In joining Succession, Brody had to navigate Brian Cox and Jeremy Strong's different acting styles: "It was really wonderful and fascinating," the Oscar-winning actor says of their different approaches to the craft of acting. "Brian has a wonderful stillness and strength that is very accessible to him and Jeremy is much more Method and approaches things in a way to really make sure that he is suffering through it or in the zone, so to speak. And I relate to both approaches. It was really interesting to me because at times I have been much more like Jeremy and for other roles, I'm more similar to Brian's way of working. In this case, I was kind of in the middle, so it was really interesting."

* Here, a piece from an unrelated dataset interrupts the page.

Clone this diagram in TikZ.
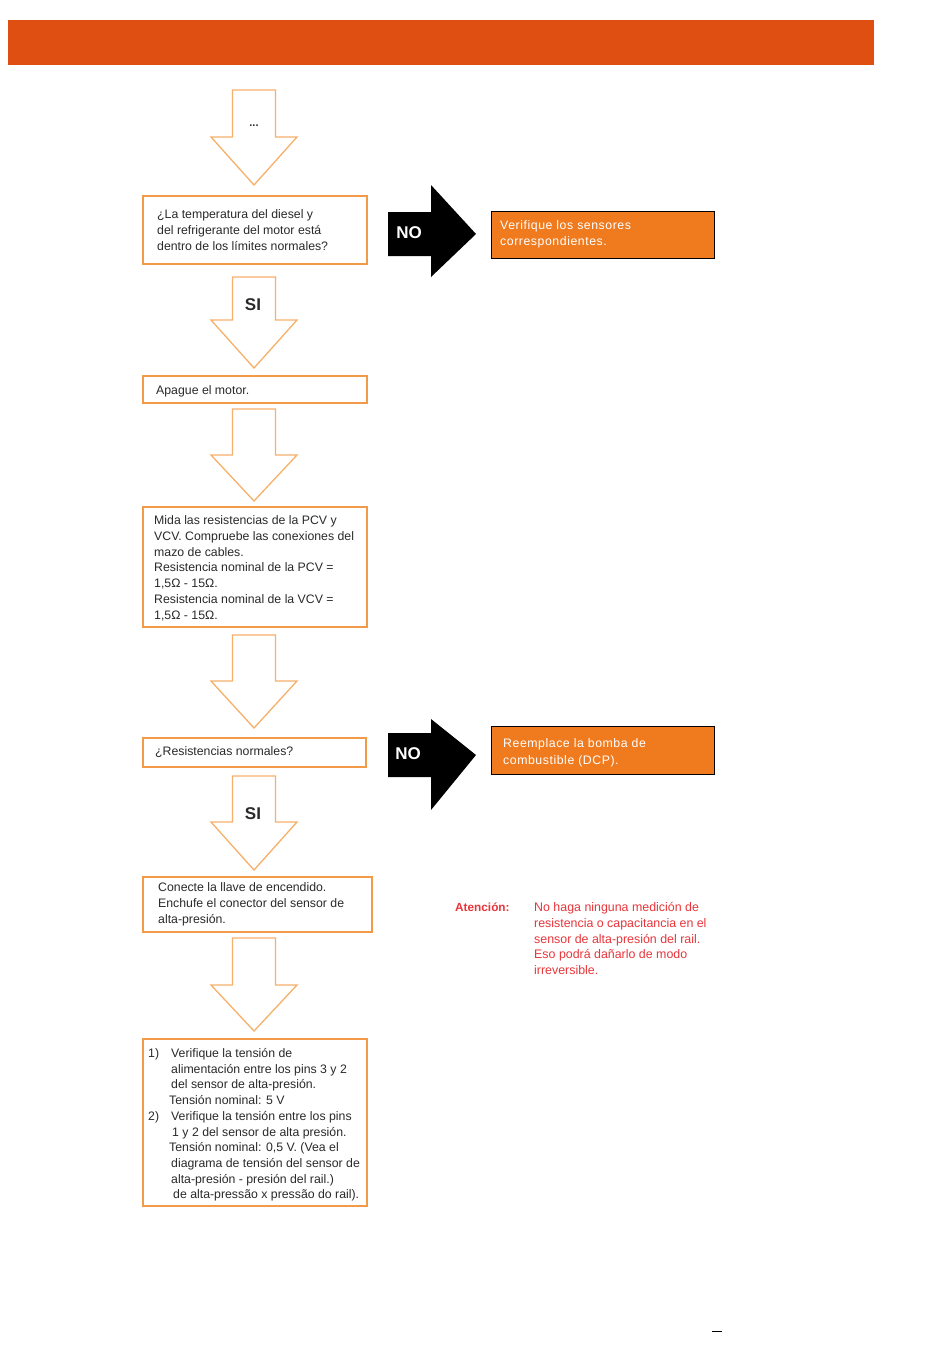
\documentclass[tikz,border=0pt]{standalone}
\usepackage{fontspec}
\setmainfont{Liberation Sans}
\newfontfamily\widefont[LetterSpace=4.5]{Liberation Sans}
\definecolor{hdr}{HTML}{DF4F12}
\definecolor{arrline}{HTML}{F6B06A}
\definecolor{boxline}{HTML}{F29A48}
\definecolor{obox}{HTML}{F07A1E}
\definecolor{txt}{HTML}{2A2A2A}
\definecolor{warn}{HTML}{E8353A}
\newcommand\mydarrow[4]{%
  \draw[arrowshape] ({#1-21.5},#2) -- ({#1+21.5},#2) -- ({#1+21.5},#3) -- ({#1+43},#3)
    -- (#1,#4) -- ({#1-43},#3) -- ({#1-21.5},#3) -- cycle;}
\newcommand\myrarrow[3]{%
  \fill[black] (388,{#1-22}) -- (431,{#1-22}) -- (431,#2) -- (476,#1) -- (431,#3)
    -- (431,{#1+22}) -- (388,{#1+22}) -- cycle;}
\begin{document}
\begin{tikzpicture}[x=1pt,y=-1pt,
  arrowshape/.style={draw=arrline,line width=1.3pt,fill=white,line join=miter},
  flowbox/.style={draw=boxline,line width=1.5pt,fill=white,rectangle,inner sep=0pt},
  btext/.style={font=\fontsize{12.3}{15.8}\selectfont,text=txt,align=left,inner sep=0pt,anchor=base west},
  obx/.style={draw=black,line width=0.8pt,fill=obox,rectangle,minimum width=223pt,inner sep=0pt},
  otext/.style={font=\widefont\fontsize{12.3}{16.5}\selectfont,text=white,align=left,inner sep=0pt,anchor=base west},
  lbl/.style={font=\bfseries\fontsize{17}{17}\selectfont},
  wtxt/.style={font=\fontsize{12.4}{15.8}\selectfont,text=warn,align=left,inner sep=0pt,anchor=base west}
]
\useasboundingbox (0,0) rectangle (950,1370);
\fill[white] (0,0) rectangle (950,1370);
% header
\fill[hdr] (8,20) rectangle (874,65);
% down arrows
\mydarrow{254}{90}{137}{185}
\node[font=\bfseries\fontsize{11}{11}\selectfont,text=txt] (dots) at (254,126) {...};
\mydarrow{254}{277}{320}{368}
\node[lbl,text=txt] (si1) at (253,305) {SI};
\mydarrow{254}{409}{455}{501}
\mydarrow{254}{635}{681}{728}
\mydarrow{254}{776}{822}{870}
\node[lbl,text=txt] (si2) at (253,814) {SI};
\mydarrow{254}{938}{985}{1031}
% boxes (text nodes anchored at the baseline of their last line)
\node[flowbox,minimum width=224pt,minimum height=68pt] (b1) at (255,230) {};
\node[btext] (b1t) at (157,250.1)
  {¿La temperatura del diesel y\\del refrigerante del motor está\\dentro de los límites normales?};
\node[flowbox,minimum width=224pt,minimum height=27pt] (b2) at (255,389.5) {};
\node[btext] (b2t) at (156,394.5) {Apague el motor.};
\node[flowbox,minimum width=224pt,minimum height=120pt] (b3) at (255,567) {};
\node[btext] (b3t) at (154,619.3)
  {Mida las resistencias de la PCV y\\VCV. Compruebe las conexiones del\\mazo de cables.\\Resistencia nominal de la PCV =\\1,5Ω - 15Ω.\\Resistencia nominal de la VCV =\\1,5Ω - 15Ω.};
\node[flowbox,minimum width=223pt,minimum height=29pt] (b4) at (254.5,752.5) {};
\node[btext] (b4t) at (155,755.5) {¿Resistencias normales?};
\node[flowbox,minimum width=229pt,minimum height=55pt] (b5) at (257.5,904.5) {};
\node[btext] (b5t) at (158,923.1)
  {Conecte la llave de encendido.\\Enchufe el conector del sensor de\\alta-presión.};
\node[flowbox,minimum width=224pt,minimum height=167pt] (b6) at (255,1122.5) {};
\node[btext,font=\fontsize{12.3}{15.7}\selectfont] (b6t) at (148,1198.8)
  {\makebox[23pt][l]{1)}Verifique la tensión de\\\hspace*{23pt}alimentación entre los pins 3 y 2\\\hspace*{23pt}del sensor de alta-presión.\\\hspace*{21pt}Tensión nominal: 5 V\\\makebox[23pt][l]{2)}Verifique la tensión entre los pins\\\hspace*{24pt}1 y 2 del sensor de alta presión.\\\hspace*{21pt}Tensión nominal: 0,5 V. (Vea el\\\hspace*{23pt}diagrama de tensión del sensor de\\\hspace*{23pt}alta-presión - presión del rail.)\\\hspace*{25pt}de alta-pressão x pressão do rail).};
% NO arrows
\myrarrow{234}{185}{277}
\node[lbl,text=white] (no1) at (409,233) {NO};
\myrarrow{755}{719}{810}
\node[lbl,text=white] (no2) at (408,754) {NO};
% orange boxes
\node[obx,minimum height=47pt] (o1) at (602.5,234.5) {};
\node[otext] (o1t) at (500,245.8) {Verifique los sensores\\correspondientes.};
\node[obx,minimum height=48pt] (o2) at (602.5,750) {};
\node[otext] (o2t) at (503,764.2) {Reemplace la bomba de\\combustible (DCP).};
% warning
\node[wtxt,font=\bfseries\fontsize{11.8}{15.8}\selectfont] (att) at (455,911.5) {Atención:};
\node[wtxt] (attt) at (534,974.7)
  {No haga ninguna medición de\\resistencia o capacitancia en el\\sensor de alta-presión del rail.\\Eso podrá dañarlo de modo\\irreversible.};
% small mark
\draw[black,line width=1pt] (712,1331) -- (722,1331);
\end{tikzpicture}
\end{document}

Who were some of the people Adrien Brody based Josh on?: "I’m not one to name names, but it was an amalgamation of a number of people I’ve encountered," says Brody. "It bleeds into some very strong people that I’ve known — a personality that I’ve felt is both disarming and dangerous. Whether it’s metaphorically implied or physically dangerous or a combination, the threat is real. Josh is in a rare position to genuinely hold a level of authority and exude strength that is superior to Logan. He’s able to ascertain the fragility between the relationship of father and son and to put that to the test in this elaborate meeting that he’s constructed. Even though there’s a lot of levity in the depiction of it all, it’s a really deep and and well-thought game that Josh is embarking on."